**Record extracts:**
>>>>

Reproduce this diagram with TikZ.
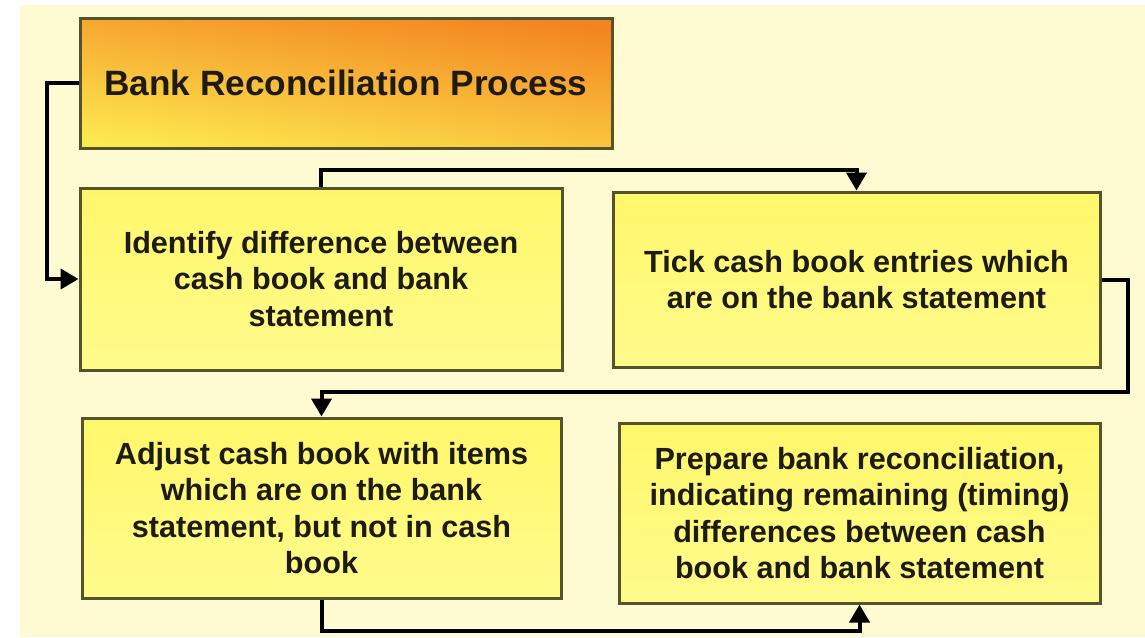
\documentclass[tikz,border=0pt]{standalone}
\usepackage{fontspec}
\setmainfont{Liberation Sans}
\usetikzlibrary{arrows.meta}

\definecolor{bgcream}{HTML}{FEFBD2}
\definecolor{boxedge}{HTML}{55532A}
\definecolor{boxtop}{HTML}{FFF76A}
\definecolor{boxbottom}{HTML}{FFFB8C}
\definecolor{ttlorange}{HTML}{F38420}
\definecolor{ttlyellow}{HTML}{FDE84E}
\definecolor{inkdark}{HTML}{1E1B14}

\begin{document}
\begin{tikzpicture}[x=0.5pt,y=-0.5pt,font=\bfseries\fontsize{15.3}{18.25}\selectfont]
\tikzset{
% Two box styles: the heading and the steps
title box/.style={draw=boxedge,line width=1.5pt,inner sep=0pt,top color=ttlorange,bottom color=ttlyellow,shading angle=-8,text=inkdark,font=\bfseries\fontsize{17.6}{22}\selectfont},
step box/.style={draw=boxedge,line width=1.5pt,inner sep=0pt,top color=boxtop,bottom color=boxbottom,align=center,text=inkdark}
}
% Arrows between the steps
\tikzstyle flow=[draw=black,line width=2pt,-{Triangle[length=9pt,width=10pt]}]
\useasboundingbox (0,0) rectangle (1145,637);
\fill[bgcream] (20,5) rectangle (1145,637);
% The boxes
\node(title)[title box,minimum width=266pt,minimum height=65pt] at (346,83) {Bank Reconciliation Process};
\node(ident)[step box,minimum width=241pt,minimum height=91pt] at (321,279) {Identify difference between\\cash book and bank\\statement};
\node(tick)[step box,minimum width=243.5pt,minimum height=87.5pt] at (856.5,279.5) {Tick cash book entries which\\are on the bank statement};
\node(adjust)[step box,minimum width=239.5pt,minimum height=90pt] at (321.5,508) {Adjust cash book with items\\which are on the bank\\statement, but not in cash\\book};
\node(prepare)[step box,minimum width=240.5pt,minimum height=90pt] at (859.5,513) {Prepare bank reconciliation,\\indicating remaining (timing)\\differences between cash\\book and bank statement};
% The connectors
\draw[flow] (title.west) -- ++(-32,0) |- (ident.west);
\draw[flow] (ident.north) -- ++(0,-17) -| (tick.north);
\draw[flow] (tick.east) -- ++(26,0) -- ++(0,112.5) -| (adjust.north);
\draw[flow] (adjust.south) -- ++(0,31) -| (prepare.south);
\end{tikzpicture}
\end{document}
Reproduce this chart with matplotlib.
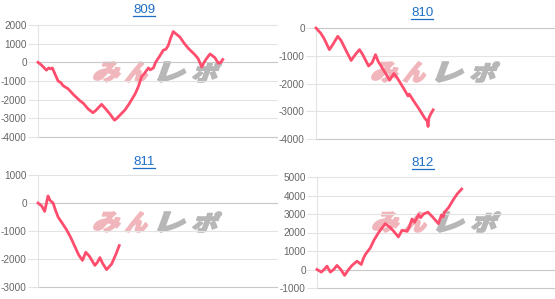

<<<<

**What is being asked:** Pictures in the records above are not copied; print everything else exactly.

**Response to the task:**
Reproduce this diagram with TikZ.
\documentclass[tikz,border=0pt]{standalone}
\usepackage{fontspec}
\setmainfont{Liberation Sans}
\usetikzlibrary{arrows.meta}

\definecolor{bgcream}{HTML}{FEFBD2}
\definecolor{boxedge}{HTML}{55532A}
\definecolor{boxtop}{HTML}{FFF76A}
\definecolor{boxbottom}{HTML}{FFFB8C}
\definecolor{ttlorange}{HTML}{F38420}
\definecolor{ttlyellow}{HTML}{FDE84E}
\definecolor{inkdark}{HTML}{1E1B14}

\begin{document}
\begin{tikzpicture}[x=0.5pt,y=-0.5pt,font=\bfseries\fontsize{15.3}{18.25}\selectfont]
\tikzset{
% Two box styles: the heading and the steps
title box/.style={draw=boxedge,line width=1.5pt,inner sep=0pt,top color=ttlorange,bottom color=ttlyellow,shading angle=-8,text=inkdark,font=\bfseries\fontsize{17.6}{22}\selectfont},
step box/.style={draw=boxedge,line width=1.5pt,inner sep=0pt,top color=boxtop,bottom color=boxbottom,align=center,text=inkdark}
}
% Arrows between the steps
\tikzstyle flow=[draw=black,line width=2pt,-{Triangle[length=9pt,width=10pt]}]
\useasboundingbox (0,0) rectangle (1145,637);
\fill[bgcream] (20,5) rectangle (1145,637);
% The boxes
\node(title)[title box,minimum width=266pt,minimum height=65pt] at (346,83) {Bank Reconciliation Process};
\node(ident)[step box,minimum width=241pt,minimum height=91pt] at (321,279) {Identify difference between\\cash book and bank\\statement};
\node(tick)[step box,minimum width=243.5pt,minimum height=87.5pt] at (856.5,279.5) {Tick cash book entries which\\are on the bank statement};
\node(adjust)[step box,minimum width=239.5pt,minimum height=90pt] at (321.5,508) {Adjust cash book with items\\which are on the bank\\statement, but not in cash\\book};
\node(prepare)[step box,minimum width=240.5pt,minimum height=90pt] at (859.5,513) {Prepare bank reconciliation,\\indicating remaining (timing)\\differences between cash\\book and bank statement};
% The connectors
\draw[flow] (title.west) -- ++(-32,0) |- (ident.west);
\draw[flow] (ident.north) -- ++(0,-17) -| (tick.north);
\draw[flow] (tick.east) -- ++(26,0) -- ++(0,112.5) -| (adjust.north);
\draw[flow] (adjust.south) -- ++(0,31) -| (prepare.south);
\end{tikzpicture}
\end{document}
Reproduce this chart with matplotlib.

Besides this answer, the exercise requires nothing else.